Fedya, not without a show of pleasure, lifted the uneasily smiling dog into the air and deposited it on the floor of the cart.
It’s strange how things happen in life: you live with someone for a long time, you are on the best of terms, yet you never once speak to them frankly and from the heart; with someone else, you’ve hardly even got acquainted - and there you are: as if at confession, one or other of you is blurting out all his most intimate secrets. (41)A Sportman’s Notebook comprises 25 stories that center on the sportman’s (that is, the hunter’s) life. The stories freely and poignantly portray the hardships of life in rural Russia at the time; in particular the plight of the peasants, who suffered much in the forms of abject poverty and abuse by their masters. It is said that Turgenev’s stories contributed to Tsar Alexander II’s decision to liberate the serfs. The stories extend beyond mere socio-political criticism, however; Turgenev, as is his wont, describes the countryside and its inhabitants with great feeling and vividness. Henry James, contemporary and friend of Turgenev, complained of the atmosphere of unrelieved sadness in the latter's writing; and, surely, you are left every now and then with a feeling of having been kicked in the gut.
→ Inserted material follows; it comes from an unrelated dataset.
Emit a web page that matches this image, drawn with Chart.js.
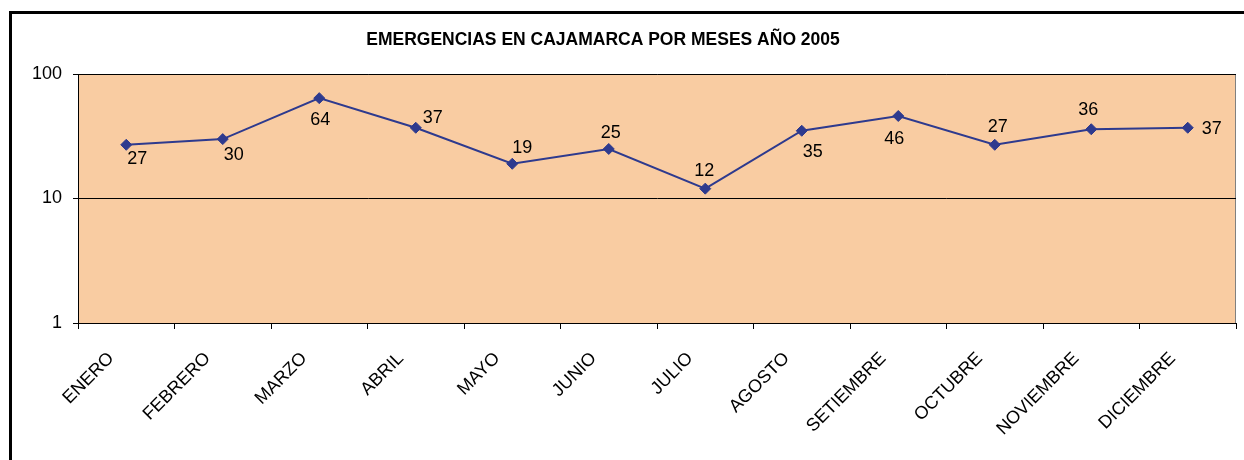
<!DOCTYPE html>
<html>
<head>
<meta charset="utf-8">
<script src="https://cdn.jsdelivr.net/npm/chart.js@4"></script>
<style>
  html, body { margin: 0; padding: 0; background: #fff; overflow: hidden; }
  #frame { position: absolute; left: 9px; top: 11px; width: 1400px; height: 600px; border: 3px solid #000; }
  #chart { position: absolute; left: 0; top: 0; }
</style>
</head>
<body>
<div id="frame"></div>
<canvas id="chart" width="1244" height="460"></canvas>
<script>
// chart data
const months = ["ENERO", "FEBRERO", "MARZO", "ABRIL", "MAYO", "JUNIO", "JULIO",
                "AGOSTO", "SETIEMBRE", "OCTUBRE", "NOVIEMBRE", "DICIEMBRE"];
const emergencias = [27, 30, 64, 37, 19, 25, 12, 35, 46, 27, 36, 37];
const yTicks = [1, 10, 100];
const chartTitle = "EMERGENCIAS EN CAJAMARCA POR MESES AÑO 2005";

// where each value label sits relative to its point (dx, dy in px)
const labelOffsets = [[11, 13], [11, 15], [1, 21], [17, -11], [10, -17], [2, -17],
                      [-1, -19], [11, 20], [-4, 22], [3, -19], [-3, -20], [24, 0]];

const FONT = "'Liberation Sans', Arial, sans-serif";
const LINE_COLOR = "#2E3A8E";

// peach plot background with grey border
const plotBackground = {
    id: "plotBackground",
    beforeDraw(chart) {
        const { ctx, chartArea: a } = chart;
        ctx.save();
        ctx.fillStyle = "#F9CCA2";
        ctx.fillRect(a.left, a.top, a.right - a.left, a.bottom - a.top);
        ctx.strokeStyle = "#808080";
        ctx.lineWidth = 1;
        ctx.strokeRect(Math.round(a.left) + 0.5, Math.round(a.top) + 0.5,
                       Math.round(a.right - a.left) - 1, Math.round(a.bottom - a.top));
        ctx.restore();
    }
};

// title + value labels
const textLayer = {
    id: "textLayer",
    afterDraw(chart) {
        const ctx = chart.ctx;
        ctx.save();
        ctx.fillStyle = "#000";
        ctx.font = "bold 17.5px " + FONT;
        ctx.textAlign = "center";
        ctx.textBaseline = "alphabetic";
        ctx.fillText(chartTitle, 603, 45);

        ctx.font = "18px " + FONT;
        ctx.textBaseline = "middle";
        const meta = chart.getDatasetMeta(0);
        meta.data.forEach((pt, i) => {
            const [dx, dy] = labelOffsets[i];
            ctx.fillText(String(emergencias[i]), pt.x + dx, pt.y + dy + 1);
        });
        ctx.restore();
    }
};

new Chart(document.getElementById("chart"), {
    type: "line",
    data: {
        labels: months,
        datasets: [{
            data: emergencias,
            borderColor: LINE_COLOR,
            borderWidth: 2,
            backgroundColor: LINE_COLOR,
            pointStyle: "rectRot",
            pointRadius: 5.5,
            pointBorderWidth: 1,
            pointBorderColor: LINE_COLOR,
            pointBackgroundColor: LINE_COLOR,
            tension: 0,
            fill: false
        }]
    },
    options: {
        responsive: false,
        devicePixelRatio: 1,
        animation: false,
        layout: { padding: { left: 0, top: 74, right: 8, bottom: 0 } },
        plugins: {
            legend: { display: false },
            title: { display: false },
            tooltip: { enabled: false }
        },
        scales: {
            x: {
                type: "category",
                offset: true,
                grid: {
                    offset: true,
                    drawOnChartArea: false,
                    drawTicks: true,
                    tickLength: 6,
                    tickColor: "#000",
                    color: "#000"
                },
                border: { color: "#000", width: 1 },
                ticks: {
                    autoSkip: false,
                    minRotation: 45,
                    maxRotation: 45,
                    labelOffset: -15,
                    padding: 19,
                    color: "#000",
                    font: { family: FONT, size: 18 }
                },
                afterFit(scale) { scale.height = 137; }
            },
            y: {
                type: "logarithmic",
                min: 1,
                max: 100,
                grid: {
                    color: "#000",
                    lineWidth: 1,
                    tickLength: 5,
                    tickColor: "#000"
                },
                border: { color: "#000", width: 1 },
                ticks: {
                    padding: 11,
                    color: "#000",
                    font: { family: FONT, size: 18 },
                    callback: (v) => String(v)
                },
                afterBuildTicks(scale) {
                    scale.ticks = yTicks.map(v => ({ value: v }));
                },
                afterFit(scale) { scale.width = 78; }
            }
        }
    },
    plugins: [plotBackground, textLayer]
});
</script>
</body>
</html>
Of all other writers that I know, Hemingway comes closest to emulating this effect; and he, of course, was a great admirer of Turgenev, calling him the greatest writer ever, and citing A Sportman’s Notebook as an example for his own short stories.
It is a sorry fate not to know in the morning how you are going to fill your belly before the day is done. (33)It was, is, and always will be. Of all the Russians, Turgenev, I think, was the most compassionate.